Recruiting practices that rely on volume rather than fit produce training classes with high concentrations of candidates who are mismatched to the role. Assessment validity, realistic job previews, and schedule transparency during the recruiting process are the primary levers. A candidate who accepts an offer without understanding the shift requirements will predictably depart during training when the schedule becomes concrete. Interview processes that do not surface capability or cultural fit produce the same predictable outcome.

Training Design and Length

Training programs that are poorly sequenced, lack adequate instructor ratios, or do not integrate practical application into classroom instruction produce higher washout rates through failure to develop competency—not candidate inadequacy. Compressed training programs, designed to reduce the unrecovered salary costs associated with Length of Training, frequently transfer the cost to elevated training attrition and extended proficiency ramp duration. The net financial effect of compression is often negative.

Class size and instructor ratio directly affect the quality of skill development. Classrooms with ratios above 20:1 for complex product or system training generate measurably higher failure rates. This is an area where investment in training quality produces a quantifiable return through reduced training attrition costs.

Floor-Shadow Integration

The transition from classroom instruction to supervised floor exposure (nesting) is a high-attrition point in many operations. Trainees who have learned conceptually but have not built the behavioral habits required for production work frequently experience the nesting transition as a competence crisis. Programs that integrate floor exposure progressively across the training period reduce this shock and lower attrition at the nesting stage.

Compensation Positioning

When training compensation is substantially below production pay—a common structure used to reduce training cost—voluntary resignations during training increase. Trainees who can obtain production-rate pay elsewhere before training concludes face a rational incentive to depart. Operations that minimize the training-to-production compensation gap see lower voluntary training attrition.

Cohort Effects

Training cohort composition influences attrition independently of individual candidate quality. Cohorts with high concentrations of first-time contact center workers, cohorts trained on new products or systems simultaneously with regular training, and cohorts assembled from mismatched sourcing channels all exhibit elevated attrition compared to stable, experienced-hire cohorts. Tracking attrition by class, instructor, and training program version—a Level 3+ capability on the WFM Labs Maturity Model—surfaces these cohort effects and enables targeted intervention.

Cost Calculation

The cost of each training attrition event is the sum of costs incurred before the departure:

Training attrition cost per washout = Onboarding cost per hire + (Loaded daily salary × Training days completed)

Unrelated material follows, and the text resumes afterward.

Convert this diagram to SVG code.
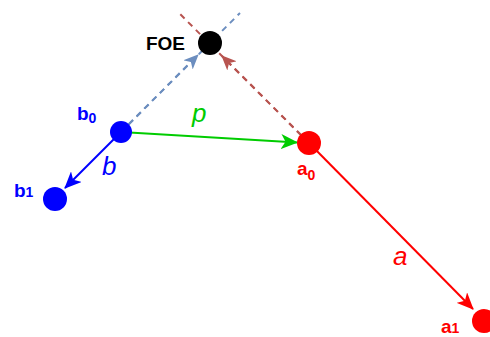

At the portfolio level, training attrition inflates the effective cost of each producing FTE. The adjustment formula:

Cost per producing FTE (training-adjusted) = Per-hire investment ÷ (1 − Training Attrition rate)

A 20% training attrition rate means that for every 100 trainees, only 80 produce—requiring the full investment in 100 hires to staff 80 production positions. This 25% cost inflation compounds with Annual Attrition in the full Onboarding Costs model.

The interaction between training attrition and Length of Training is multiplicative. A longer training program means each washout represents a larger unrecovered investment. A compressed program reduces unrecovered salary but, if it elevates training attrition, may produce a net negative cost outcome. The crossover point depends on the specific salary level, training duration, and the training attrition delta produced by compression.

Mitigation Strategies

Effective mitigation addresses the three primary levers: recruiting, training design, and early warning.

Pre-hire assessment — validated skills assessments, realistic job previews, and schedule transparency conversations before offer reduce the volume of mismatched candidates entering training. The ROI on pre-hire assessment improvement is calculable directly from training attrition cost data.

Training program redesign — systematic analysis of training attrition by week, by instructor, and by content module identifies the points of highest attrition concentration. Program redesign targeted at those points—more practice repetition, adjusted pacing, modified floor-shadow integration—produces measurable attrition reduction. This requires measurement infrastructure that most Level 1 and Level 2 operations do not maintain.

Early identification and intervention — tracking daily performance indicators during training (assessment scores, call simulation results, adherence to training schedule) enables identification of at-risk trainees before voluntary resignation or washout. Targeted coaching intervention in the first two weeks reduces both voluntary and involuntary training attrition when applied systematically.

Relationship to the Speed to Proficiency Curve

Training attrition and the Speed to proficiency curve are connected but distinct phenomena. Training attrition measures the binary outcome of whether a new hire survives to production. The proficiency curve measures the rate at which surviving new hires develop competency once in production. High training attrition does not imply a slow proficiency curve for survivors, and a fast proficiency curve does not mitigate the cost of high training attrition.

However, training programs designed to build competency more effectively—producing faster proficiency ramp in survivors—tend also to produce lower training attrition, because structured skill development reduces the competence-crisis attrition pattern at the training-to-nesting transition.

Maturity Model Considerations

At Level 1 of the WFM Labs Maturity Model, training attrition is typically not measured as a distinct metric. Departures during training may be counted informally or lumped into overall headcount tracking without systematic recording.

At Level 2, training attrition is tracked at the program level and used to adjust headcount forecasts with a simple buffer percentage.

At Level 3, attrition is tracked by class, instructor, and training week. Root cause analysis identifies the specific drivers of excess attrition, and program design modifications are made based on that analysis.

At Level 4 and 5, training attrition is integrated into Workforce Cost Modeling as a dynamic variable with uncertainty ranges, and mitigation investments are evaluated against their projected attrition reduction impact using formal ROI models.